» **AIM OF THE EXERCISE**:
In the material below, find every line with "this" and pull it out.

Records contained in a dataset
------------------------------

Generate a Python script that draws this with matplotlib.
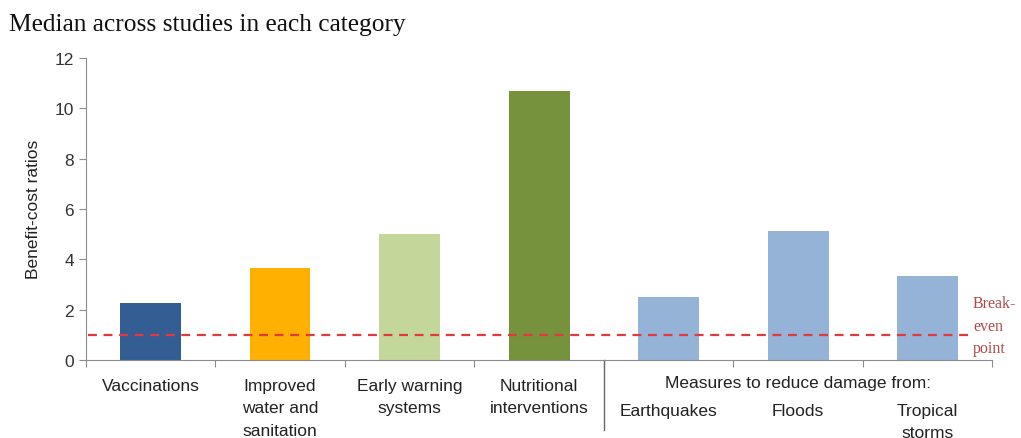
import matplotlib.pyplot as plt
from matplotlib.ticker import FixedLocator

categories = ['Vaccinations', 'Improved\nwater and\nsanitation', 'Early warning\nsystems',
              'Nutritional\ninterventions', 'Earthquakes', 'Floods', 'Tropical\nstorms']
ratios = [2.25, 3.65, 5.0, 10.7, 2.5, 5.1, 3.35]
colors = ['#345E93', '#FFB000', '#C4D79B', '#76923C', '#95B3D7', '#95B3D7', '#95B3D7']
break_even = 1
group_label = 'Measures to reduce damage from:'

plt.rcParams['font.family'] = ['Liberation Sans', 'DejaVu Sans']

fig = plt.figure(figsize=(10.21, 4.39), dpi=100)
ax = fig.add_axes([0.084, 0.178, 0.888, 0.688])

x = list(range(len(categories)))
ax.bar(x, ratios, width=0.47, color=colors, zorder=2)
ax.set_xlim(-0.5, len(categories) - 0.5)
ax.set_ylim(0, 12)
ax.set_yticks([0, 2, 4, 6, 8, 10, 12])

ax.hlines(break_even, -0.48, 6.31, colors='#E0393E', linestyles=(0, (4, 3)), lw=1.6, zorder=3)
ax.text(6.35, 1.35, 'Break-\neven\npoint', color='#B04A4A', family='Liberation Serif',
        fontsize=11.5, va='center', ha='left', linespacing=1.55)

for s in ['top', 'right']:
    ax.spines[s].set_visible(False)
for s in ['left', 'bottom']:
    ax.spines[s].set_color('#8C8C8C')

ax.tick_params(axis='y', colors='#8C8C8C', labelcolor='#333333', labelsize=12.5, length=5)
ax.xaxis.set_major_locator(FixedLocator([i - 0.5 for i in range(len(categories) + 1)]))
ax.tick_params(axis='x', colors='#8C8C8C', length=5, labelbottom=False)
ax.set_ylabel('Benefit-cost ratios', fontsize=12.5, color='#222222', labelpad=10)

for i, lab in enumerate(categories):
    y = -0.72 if i < 4 else -1.7
    ax.text(i, y, lab, ha='center', va='top', fontsize=12.5, color='#222222', linespacing=1.62)

ax.text(5.0, -0.6, group_label, ha='center', va='top', fontsize=12.5, color='#222222')
ax.plot([3.5, 3.5], [0, -2.8], color='#666666', lw=1, clip_on=False)

fig.text(0.009, 0.943, 'Median across studies in each category', family='Liberation Serif',
         fontsize=18.3, color='#111111', va='center')

fig.savefig('out.png')
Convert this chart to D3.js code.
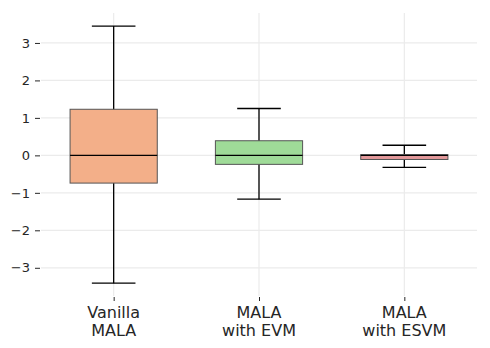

------------------------------

» **RESPONSE TO THE TASK**:
Generate a Python script that draws this with matplotlib.
Convert this chart to D3.js code.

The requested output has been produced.